--- Exercise description ---
Find the word "code" in the listing; pull out each line holding it.

--- Data records ---
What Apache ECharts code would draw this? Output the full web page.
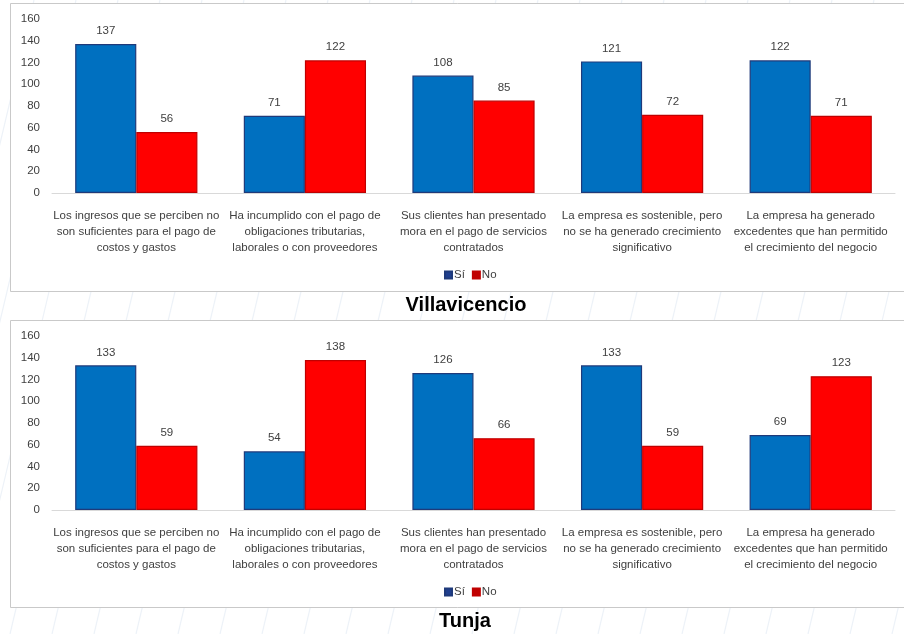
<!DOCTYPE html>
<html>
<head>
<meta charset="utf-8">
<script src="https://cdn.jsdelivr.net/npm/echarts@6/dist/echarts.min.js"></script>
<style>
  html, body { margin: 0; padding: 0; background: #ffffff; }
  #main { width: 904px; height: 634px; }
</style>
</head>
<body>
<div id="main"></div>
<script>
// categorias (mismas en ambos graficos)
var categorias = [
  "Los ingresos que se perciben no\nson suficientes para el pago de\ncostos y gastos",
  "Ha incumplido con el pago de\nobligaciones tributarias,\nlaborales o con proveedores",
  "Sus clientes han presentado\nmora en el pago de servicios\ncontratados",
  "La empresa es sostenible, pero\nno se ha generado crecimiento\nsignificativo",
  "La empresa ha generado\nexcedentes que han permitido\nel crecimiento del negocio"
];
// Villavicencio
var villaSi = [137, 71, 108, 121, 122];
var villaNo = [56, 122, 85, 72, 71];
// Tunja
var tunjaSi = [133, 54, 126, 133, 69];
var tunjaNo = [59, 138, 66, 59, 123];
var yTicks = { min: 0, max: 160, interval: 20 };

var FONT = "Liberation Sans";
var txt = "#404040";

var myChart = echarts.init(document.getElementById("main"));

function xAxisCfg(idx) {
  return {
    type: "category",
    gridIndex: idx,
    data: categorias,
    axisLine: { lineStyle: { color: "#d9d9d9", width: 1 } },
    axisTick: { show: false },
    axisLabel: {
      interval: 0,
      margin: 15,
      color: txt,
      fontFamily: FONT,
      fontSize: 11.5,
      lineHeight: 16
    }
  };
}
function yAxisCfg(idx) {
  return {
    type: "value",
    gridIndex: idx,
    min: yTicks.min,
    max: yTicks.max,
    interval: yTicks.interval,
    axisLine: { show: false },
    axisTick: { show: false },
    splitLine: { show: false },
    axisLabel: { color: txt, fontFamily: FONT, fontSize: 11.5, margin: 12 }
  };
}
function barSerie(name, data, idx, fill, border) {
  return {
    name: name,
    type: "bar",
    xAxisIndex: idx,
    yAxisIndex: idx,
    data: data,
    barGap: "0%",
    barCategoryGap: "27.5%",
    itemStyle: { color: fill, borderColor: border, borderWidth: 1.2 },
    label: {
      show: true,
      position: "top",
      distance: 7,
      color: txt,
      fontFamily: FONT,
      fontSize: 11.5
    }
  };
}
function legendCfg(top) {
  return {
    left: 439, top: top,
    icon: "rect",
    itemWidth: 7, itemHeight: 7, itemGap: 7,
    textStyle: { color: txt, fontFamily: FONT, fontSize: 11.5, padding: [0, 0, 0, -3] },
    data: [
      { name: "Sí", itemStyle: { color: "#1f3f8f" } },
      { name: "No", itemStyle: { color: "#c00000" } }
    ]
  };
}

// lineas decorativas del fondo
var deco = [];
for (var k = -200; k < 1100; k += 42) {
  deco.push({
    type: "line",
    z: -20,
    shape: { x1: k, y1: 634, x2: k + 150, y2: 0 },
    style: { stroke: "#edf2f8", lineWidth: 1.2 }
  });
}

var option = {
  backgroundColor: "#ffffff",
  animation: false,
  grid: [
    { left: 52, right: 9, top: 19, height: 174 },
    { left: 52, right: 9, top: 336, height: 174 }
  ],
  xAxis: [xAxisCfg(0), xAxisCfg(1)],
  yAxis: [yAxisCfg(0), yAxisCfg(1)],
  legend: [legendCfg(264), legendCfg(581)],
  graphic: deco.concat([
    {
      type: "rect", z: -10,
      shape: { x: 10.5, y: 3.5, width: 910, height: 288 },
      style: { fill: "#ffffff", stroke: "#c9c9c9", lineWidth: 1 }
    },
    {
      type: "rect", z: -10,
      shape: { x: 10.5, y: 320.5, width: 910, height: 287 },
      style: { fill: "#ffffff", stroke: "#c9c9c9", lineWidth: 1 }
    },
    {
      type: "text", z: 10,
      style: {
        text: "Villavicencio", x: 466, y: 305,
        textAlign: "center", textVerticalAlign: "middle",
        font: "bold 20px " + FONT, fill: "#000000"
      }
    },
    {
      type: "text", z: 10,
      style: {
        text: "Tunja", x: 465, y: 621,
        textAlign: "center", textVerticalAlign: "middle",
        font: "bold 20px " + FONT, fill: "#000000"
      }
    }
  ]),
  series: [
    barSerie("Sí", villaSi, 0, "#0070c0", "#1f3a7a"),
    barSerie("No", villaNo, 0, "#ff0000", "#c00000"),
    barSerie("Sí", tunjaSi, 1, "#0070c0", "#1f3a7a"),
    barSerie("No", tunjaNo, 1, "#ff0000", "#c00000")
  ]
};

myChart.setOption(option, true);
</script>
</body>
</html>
--
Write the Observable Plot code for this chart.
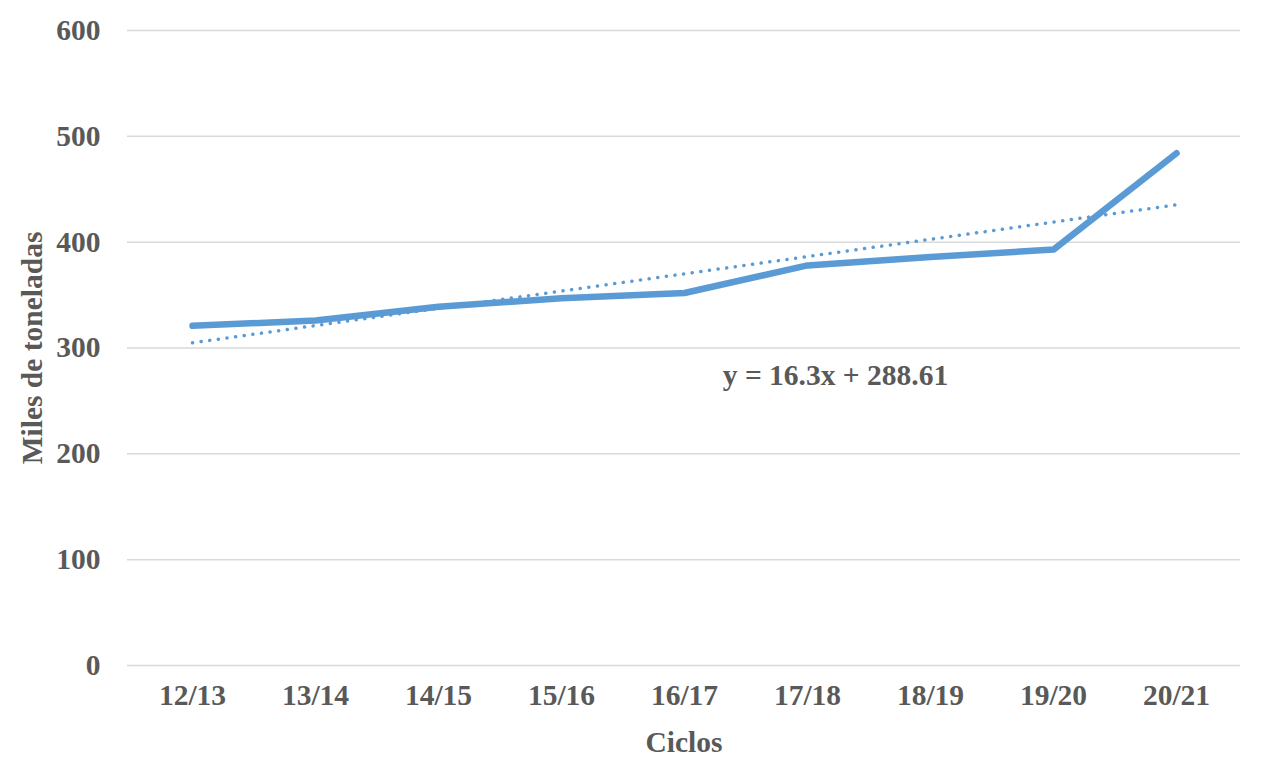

--- Response below ---
What Apache ECharts code would draw this? Output the full web page.
Write the Observable Plot code for this chart.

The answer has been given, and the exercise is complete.